Old Wolf said:
Keith said:
A C implementation *must* allow char objects to be stored at odd byte
addresses. It can choose to align all single declared char objects,
or even char struct members, at even addresses if that makes access
easier or faster, but there can be no padding between array elements:
char arr[2];
/* either arr[0] or arr[1] is at an odd byte address */
If the hardware doesn't allow this (or makes it too expensive), then
the implementation can make bytes bigger than 8 bits.
How do you define "odd byte address" ?
I don't see why you can't have 16-bit bytes, at addresses 0, 2, 4, ...
Actually, I don't define "odd byte address" -- but the standard does
implicitly use the concept without defining it. C99 3.2 defines the
term "alignment":
alignment
requirement that objects of a particular type be located on
storage boundaries with addresses that are particular multiples of
a byte address
Strictly speaking, 0, 2, 4, ... are not addresses; they're integers.
(void*)0, (void*)2, (void*)4, ... are addresses, but the standard
tells us nothing about their representation. On some systems I've
used (Cray vector systems), machine addresses point to 64-bit words,
but CHAR_BIT==8, and void* and char* have extra offset information.

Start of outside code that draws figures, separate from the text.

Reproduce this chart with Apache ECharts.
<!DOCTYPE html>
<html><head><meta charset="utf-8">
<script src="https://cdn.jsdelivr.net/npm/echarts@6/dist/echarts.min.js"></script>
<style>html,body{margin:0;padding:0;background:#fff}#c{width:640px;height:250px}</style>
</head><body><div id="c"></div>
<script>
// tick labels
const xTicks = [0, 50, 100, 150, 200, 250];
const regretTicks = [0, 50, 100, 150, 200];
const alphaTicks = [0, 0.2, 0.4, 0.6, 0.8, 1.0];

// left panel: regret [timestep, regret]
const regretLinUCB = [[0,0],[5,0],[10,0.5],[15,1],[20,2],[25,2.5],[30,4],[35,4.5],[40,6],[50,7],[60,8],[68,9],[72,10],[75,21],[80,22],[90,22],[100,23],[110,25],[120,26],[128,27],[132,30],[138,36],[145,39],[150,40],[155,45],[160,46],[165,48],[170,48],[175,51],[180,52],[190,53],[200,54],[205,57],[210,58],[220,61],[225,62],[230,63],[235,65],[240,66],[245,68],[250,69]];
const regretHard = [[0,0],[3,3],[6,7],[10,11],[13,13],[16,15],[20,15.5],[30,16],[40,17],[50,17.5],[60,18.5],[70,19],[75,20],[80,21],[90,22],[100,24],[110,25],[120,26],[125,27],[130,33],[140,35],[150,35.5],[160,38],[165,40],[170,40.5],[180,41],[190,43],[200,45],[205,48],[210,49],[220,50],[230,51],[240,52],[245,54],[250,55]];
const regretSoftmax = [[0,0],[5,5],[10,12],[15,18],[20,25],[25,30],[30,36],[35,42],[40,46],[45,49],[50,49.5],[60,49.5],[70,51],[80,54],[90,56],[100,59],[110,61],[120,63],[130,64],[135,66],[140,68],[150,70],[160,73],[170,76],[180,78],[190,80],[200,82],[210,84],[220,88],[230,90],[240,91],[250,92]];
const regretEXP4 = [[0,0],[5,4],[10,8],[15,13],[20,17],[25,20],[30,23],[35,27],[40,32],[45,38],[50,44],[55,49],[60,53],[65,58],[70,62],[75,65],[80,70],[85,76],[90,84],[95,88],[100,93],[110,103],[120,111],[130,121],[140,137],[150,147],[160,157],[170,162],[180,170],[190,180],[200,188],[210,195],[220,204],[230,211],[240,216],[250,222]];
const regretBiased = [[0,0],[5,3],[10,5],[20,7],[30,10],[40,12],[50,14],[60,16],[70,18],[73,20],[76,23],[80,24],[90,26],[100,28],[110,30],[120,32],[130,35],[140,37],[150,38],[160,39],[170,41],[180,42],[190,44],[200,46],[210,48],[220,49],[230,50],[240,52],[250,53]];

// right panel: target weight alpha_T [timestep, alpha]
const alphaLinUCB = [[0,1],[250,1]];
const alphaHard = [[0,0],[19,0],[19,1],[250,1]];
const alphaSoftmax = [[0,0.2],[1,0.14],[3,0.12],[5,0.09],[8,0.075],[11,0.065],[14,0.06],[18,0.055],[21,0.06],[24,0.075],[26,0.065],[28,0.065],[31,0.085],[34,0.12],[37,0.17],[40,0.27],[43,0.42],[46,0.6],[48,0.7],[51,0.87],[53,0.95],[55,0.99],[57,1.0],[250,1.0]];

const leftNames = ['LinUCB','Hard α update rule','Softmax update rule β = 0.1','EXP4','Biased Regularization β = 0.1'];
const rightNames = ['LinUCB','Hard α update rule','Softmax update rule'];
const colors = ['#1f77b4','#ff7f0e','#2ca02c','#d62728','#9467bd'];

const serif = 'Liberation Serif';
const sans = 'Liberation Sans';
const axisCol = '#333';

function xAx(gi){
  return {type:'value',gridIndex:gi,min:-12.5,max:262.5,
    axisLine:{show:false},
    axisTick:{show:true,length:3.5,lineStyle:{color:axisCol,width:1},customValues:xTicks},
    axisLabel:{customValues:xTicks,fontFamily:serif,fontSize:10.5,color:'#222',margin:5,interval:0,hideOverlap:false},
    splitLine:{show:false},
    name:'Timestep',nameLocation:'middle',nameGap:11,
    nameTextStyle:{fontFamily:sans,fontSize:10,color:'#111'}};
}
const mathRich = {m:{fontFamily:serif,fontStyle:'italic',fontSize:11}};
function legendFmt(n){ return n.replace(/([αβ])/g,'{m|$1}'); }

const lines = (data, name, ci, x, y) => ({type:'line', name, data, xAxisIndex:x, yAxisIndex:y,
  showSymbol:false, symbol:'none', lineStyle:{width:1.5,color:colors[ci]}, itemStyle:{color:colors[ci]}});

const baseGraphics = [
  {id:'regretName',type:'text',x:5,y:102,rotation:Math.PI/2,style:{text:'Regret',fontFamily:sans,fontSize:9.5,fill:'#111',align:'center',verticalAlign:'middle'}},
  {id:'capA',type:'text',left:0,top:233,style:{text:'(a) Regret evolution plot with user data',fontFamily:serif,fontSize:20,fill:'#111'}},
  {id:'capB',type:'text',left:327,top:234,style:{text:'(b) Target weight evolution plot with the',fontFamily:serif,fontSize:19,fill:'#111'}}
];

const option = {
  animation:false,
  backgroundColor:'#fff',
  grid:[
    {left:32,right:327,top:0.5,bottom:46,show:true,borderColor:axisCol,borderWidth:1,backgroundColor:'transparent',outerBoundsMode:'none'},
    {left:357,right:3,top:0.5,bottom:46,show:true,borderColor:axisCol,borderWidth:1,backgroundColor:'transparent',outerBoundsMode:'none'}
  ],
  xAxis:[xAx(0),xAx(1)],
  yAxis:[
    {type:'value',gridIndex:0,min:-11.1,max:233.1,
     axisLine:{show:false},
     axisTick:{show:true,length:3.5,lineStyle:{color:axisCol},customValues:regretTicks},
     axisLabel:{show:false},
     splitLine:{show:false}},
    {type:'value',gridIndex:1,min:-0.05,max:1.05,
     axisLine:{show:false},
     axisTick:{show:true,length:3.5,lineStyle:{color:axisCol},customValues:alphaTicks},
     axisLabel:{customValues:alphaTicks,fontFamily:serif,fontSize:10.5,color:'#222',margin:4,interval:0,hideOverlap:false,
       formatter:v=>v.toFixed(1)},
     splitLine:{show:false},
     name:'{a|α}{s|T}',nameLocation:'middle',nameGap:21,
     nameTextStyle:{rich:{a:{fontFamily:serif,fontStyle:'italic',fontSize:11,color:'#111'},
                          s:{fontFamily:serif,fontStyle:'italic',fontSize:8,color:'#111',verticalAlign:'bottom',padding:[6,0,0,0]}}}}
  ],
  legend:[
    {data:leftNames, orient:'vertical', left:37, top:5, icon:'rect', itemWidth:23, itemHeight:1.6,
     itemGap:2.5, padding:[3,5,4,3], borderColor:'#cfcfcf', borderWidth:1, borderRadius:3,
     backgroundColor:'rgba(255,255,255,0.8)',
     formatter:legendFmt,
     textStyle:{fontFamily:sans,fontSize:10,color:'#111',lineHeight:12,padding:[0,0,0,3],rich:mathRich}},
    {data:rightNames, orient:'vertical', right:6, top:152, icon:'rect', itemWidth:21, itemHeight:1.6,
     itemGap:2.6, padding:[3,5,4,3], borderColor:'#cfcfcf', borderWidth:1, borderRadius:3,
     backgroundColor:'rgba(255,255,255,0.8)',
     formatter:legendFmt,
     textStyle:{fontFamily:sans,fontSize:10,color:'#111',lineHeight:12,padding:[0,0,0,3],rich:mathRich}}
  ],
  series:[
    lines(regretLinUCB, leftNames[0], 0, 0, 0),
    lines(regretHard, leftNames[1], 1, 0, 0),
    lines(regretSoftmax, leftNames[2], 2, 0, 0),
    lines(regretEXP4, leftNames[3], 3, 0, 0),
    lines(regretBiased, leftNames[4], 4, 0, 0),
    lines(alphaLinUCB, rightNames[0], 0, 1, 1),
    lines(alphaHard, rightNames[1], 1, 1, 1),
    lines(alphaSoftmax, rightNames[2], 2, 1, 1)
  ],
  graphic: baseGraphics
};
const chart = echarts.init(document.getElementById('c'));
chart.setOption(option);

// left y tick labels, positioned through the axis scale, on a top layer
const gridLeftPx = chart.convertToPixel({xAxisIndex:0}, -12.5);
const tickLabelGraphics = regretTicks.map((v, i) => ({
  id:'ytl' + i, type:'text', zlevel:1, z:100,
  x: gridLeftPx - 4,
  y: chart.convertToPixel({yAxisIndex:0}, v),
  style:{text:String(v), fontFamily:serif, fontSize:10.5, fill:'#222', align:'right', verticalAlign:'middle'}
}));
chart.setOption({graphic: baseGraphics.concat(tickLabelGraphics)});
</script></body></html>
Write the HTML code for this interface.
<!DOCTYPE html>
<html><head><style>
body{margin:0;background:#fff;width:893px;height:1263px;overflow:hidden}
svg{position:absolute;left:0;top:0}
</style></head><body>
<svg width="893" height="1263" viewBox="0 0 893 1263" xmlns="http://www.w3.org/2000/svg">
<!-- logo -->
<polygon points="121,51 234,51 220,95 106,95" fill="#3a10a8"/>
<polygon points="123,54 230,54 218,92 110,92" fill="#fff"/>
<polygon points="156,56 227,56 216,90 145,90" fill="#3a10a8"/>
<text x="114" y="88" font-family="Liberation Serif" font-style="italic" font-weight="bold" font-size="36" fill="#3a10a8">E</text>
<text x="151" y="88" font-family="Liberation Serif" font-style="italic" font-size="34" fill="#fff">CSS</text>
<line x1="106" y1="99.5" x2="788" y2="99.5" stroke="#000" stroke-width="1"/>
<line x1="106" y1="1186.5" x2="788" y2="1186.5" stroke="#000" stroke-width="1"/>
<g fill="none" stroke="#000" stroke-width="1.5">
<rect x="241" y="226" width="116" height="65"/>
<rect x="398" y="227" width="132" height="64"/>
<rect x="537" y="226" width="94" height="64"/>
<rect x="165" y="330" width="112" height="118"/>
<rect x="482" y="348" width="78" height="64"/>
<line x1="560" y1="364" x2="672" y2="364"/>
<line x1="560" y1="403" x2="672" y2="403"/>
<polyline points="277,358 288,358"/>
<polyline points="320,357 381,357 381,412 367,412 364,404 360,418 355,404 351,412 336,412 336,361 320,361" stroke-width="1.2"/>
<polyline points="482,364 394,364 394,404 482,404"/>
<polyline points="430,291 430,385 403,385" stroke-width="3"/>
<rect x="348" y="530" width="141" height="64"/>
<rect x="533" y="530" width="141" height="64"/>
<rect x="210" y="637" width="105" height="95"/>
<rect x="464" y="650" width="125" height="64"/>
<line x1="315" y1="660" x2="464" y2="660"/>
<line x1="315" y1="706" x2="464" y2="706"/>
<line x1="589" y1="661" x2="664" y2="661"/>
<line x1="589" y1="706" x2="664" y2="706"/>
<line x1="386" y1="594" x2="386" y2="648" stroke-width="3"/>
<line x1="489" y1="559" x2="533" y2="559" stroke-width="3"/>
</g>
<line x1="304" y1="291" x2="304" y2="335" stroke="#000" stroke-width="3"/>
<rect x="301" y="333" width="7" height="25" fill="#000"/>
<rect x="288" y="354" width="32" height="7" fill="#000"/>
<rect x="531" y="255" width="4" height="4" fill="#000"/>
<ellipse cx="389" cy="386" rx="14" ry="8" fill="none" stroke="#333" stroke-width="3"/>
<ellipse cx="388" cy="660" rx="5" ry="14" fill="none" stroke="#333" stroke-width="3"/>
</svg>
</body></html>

An pointer object whose representation looks like an odd integer might
point to what I'd call an even byte address, and an pointer object
whose representation looks like an even integer might point to what
I'd call an odd byte address.
My assumption is that if p is an even address, then p+1 is an odd
address (assuming p is a character pointer), regardless of the
representation; I think that's the only model that's consistent with
the standard's concept of "alignment".